__AIM OF THE TASK__. Only the number is wanted: how many lines contain the word "this"?

Records with drawing code:
• • • • •

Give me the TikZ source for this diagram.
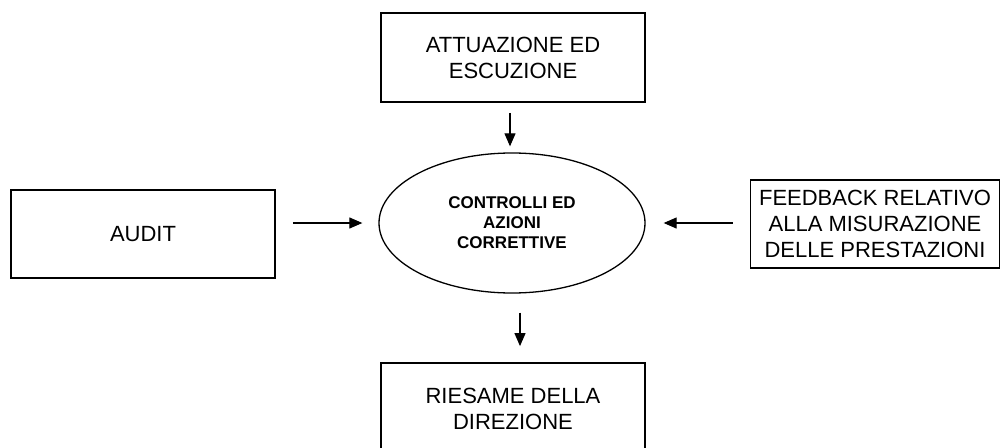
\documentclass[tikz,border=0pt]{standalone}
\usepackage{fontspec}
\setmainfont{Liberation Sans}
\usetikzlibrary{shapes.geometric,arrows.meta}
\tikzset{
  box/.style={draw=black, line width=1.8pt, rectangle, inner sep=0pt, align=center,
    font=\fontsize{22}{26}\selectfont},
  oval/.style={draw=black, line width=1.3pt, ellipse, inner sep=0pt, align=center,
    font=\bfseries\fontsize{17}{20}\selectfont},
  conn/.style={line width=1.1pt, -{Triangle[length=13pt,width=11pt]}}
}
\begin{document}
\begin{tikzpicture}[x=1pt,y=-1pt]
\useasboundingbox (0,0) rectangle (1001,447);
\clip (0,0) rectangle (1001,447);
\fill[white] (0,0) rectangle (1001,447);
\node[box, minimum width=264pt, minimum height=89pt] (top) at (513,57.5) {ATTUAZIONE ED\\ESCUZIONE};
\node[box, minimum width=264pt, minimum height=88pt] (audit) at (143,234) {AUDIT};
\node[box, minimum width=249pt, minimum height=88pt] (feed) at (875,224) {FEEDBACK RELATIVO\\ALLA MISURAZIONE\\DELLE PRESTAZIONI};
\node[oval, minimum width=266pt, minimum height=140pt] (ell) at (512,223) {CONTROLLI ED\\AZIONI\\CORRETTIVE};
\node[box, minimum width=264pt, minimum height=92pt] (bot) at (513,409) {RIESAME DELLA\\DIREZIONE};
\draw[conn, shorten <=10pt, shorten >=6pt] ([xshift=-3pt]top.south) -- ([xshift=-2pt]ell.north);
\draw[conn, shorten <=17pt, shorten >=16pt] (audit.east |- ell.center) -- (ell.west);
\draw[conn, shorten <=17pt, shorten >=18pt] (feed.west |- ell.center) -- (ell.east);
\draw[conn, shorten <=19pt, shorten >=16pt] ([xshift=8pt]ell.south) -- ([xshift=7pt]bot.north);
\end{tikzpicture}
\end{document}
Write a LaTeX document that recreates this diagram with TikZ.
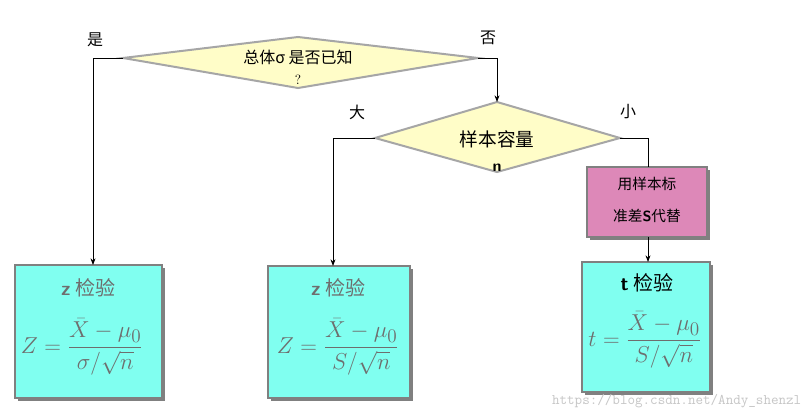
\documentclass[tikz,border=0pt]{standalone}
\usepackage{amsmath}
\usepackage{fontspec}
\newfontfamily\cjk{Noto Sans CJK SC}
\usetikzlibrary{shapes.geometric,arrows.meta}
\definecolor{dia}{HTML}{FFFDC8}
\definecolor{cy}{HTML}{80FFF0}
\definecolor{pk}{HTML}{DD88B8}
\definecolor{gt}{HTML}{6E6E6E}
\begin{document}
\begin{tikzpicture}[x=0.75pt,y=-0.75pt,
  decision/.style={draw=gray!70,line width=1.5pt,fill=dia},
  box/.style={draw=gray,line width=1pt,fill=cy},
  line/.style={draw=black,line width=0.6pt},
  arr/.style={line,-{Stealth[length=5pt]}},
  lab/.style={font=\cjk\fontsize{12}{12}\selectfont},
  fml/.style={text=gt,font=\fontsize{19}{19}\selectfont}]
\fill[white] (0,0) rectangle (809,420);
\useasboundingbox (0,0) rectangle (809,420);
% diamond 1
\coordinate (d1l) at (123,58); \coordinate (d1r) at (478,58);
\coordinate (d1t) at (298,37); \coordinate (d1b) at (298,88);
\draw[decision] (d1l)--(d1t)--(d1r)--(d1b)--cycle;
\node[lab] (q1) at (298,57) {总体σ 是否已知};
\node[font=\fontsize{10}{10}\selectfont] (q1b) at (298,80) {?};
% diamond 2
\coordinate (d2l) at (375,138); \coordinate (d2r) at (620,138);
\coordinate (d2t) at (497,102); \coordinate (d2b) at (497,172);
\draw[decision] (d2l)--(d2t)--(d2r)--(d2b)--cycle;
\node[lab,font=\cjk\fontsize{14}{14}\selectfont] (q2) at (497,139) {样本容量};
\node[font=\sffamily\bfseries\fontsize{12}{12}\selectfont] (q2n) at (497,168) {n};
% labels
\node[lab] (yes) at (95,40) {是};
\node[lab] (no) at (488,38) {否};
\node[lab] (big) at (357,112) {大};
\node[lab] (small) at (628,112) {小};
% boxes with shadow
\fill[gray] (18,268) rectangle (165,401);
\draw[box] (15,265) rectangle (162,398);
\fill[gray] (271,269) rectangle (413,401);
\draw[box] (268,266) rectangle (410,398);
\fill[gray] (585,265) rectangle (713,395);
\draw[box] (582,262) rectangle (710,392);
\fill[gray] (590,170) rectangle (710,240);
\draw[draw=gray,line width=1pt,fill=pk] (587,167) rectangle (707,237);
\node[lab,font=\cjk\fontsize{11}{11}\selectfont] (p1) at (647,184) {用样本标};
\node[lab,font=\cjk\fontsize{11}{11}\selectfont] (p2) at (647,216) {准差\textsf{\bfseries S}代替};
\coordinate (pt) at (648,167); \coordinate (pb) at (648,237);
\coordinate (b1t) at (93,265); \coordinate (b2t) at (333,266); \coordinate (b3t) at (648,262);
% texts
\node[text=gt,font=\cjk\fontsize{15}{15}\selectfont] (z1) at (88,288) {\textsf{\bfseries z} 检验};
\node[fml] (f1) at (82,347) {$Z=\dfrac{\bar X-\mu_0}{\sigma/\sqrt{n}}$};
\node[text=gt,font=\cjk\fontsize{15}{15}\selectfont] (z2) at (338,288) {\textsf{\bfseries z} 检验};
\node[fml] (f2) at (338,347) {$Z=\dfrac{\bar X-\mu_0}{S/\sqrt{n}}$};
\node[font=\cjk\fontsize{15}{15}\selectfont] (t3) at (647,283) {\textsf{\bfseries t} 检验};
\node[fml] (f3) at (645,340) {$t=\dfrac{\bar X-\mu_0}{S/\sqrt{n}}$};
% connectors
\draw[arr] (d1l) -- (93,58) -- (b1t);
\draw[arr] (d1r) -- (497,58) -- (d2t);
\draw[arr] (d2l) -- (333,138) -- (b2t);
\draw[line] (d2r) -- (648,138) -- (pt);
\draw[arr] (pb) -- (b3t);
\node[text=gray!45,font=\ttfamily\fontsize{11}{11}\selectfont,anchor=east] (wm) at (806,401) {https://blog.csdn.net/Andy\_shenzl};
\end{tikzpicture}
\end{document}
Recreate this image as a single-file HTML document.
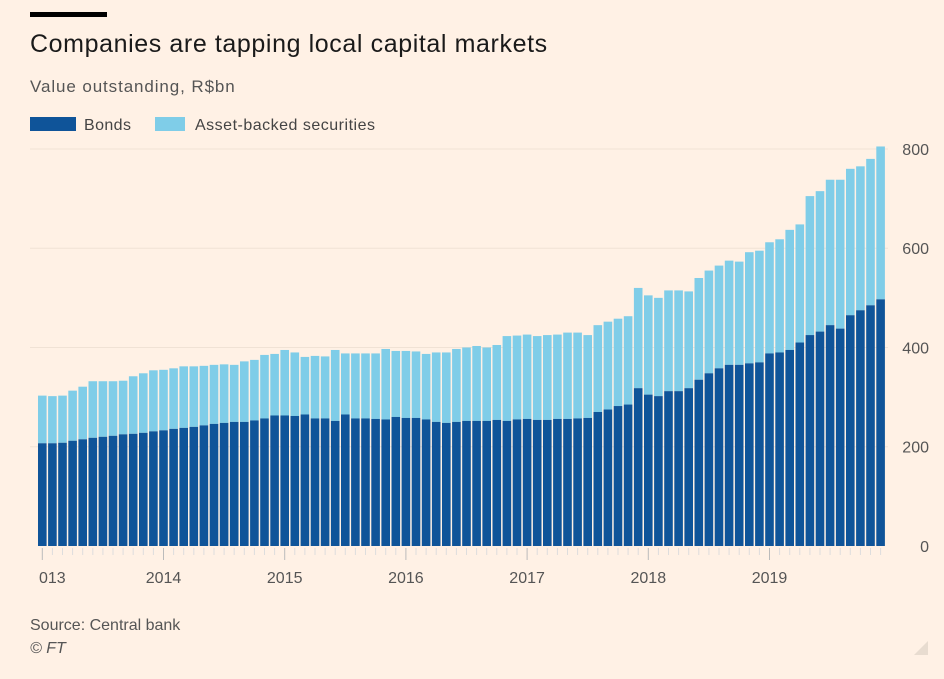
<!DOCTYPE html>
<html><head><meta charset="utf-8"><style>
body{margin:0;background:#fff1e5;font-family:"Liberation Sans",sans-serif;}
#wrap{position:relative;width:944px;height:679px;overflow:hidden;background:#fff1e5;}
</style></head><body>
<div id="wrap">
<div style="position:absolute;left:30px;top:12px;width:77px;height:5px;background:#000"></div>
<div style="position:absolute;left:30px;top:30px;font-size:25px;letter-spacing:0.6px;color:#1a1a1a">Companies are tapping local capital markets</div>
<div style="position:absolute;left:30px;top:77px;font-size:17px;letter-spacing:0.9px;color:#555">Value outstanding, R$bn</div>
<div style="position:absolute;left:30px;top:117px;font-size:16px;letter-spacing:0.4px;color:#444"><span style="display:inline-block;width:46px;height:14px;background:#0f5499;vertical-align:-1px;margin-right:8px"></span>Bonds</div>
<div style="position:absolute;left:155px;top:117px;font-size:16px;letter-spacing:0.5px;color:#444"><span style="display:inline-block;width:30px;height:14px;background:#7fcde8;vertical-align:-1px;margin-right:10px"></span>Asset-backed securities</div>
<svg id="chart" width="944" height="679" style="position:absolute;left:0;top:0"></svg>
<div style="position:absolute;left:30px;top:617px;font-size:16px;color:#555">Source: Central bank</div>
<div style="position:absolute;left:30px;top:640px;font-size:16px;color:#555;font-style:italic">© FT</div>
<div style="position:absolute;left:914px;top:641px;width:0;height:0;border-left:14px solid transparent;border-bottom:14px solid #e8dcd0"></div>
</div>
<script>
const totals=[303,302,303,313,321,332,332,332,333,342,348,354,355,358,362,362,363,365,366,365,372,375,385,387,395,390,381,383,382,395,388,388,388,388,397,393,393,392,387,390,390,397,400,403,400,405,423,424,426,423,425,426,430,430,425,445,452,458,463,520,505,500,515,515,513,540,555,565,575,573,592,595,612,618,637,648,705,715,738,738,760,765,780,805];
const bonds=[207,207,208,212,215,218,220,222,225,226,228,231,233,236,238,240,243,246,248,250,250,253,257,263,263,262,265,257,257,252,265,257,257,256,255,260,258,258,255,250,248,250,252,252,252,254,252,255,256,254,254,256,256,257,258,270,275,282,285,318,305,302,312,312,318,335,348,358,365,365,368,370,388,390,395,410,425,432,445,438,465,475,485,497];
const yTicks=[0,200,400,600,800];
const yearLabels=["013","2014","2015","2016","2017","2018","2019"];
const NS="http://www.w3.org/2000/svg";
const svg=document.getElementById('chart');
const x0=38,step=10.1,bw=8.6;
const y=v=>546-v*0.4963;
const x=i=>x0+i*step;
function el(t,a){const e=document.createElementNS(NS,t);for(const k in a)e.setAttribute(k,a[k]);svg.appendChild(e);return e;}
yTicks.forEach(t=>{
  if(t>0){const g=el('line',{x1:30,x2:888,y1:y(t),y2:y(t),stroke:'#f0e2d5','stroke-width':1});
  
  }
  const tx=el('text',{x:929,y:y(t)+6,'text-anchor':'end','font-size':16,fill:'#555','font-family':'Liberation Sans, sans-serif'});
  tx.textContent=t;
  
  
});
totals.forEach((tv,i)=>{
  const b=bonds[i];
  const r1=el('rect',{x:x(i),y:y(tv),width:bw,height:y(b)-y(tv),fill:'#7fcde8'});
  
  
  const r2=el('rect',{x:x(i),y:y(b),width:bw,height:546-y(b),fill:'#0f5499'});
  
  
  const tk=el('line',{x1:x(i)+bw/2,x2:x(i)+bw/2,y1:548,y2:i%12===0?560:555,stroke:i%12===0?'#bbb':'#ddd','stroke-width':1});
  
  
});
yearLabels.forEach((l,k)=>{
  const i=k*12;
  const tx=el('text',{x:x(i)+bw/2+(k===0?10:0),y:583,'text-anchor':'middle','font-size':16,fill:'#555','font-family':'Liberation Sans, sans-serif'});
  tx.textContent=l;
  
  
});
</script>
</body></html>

• • • • •

__RESULT OF THE EXERCISE__. 3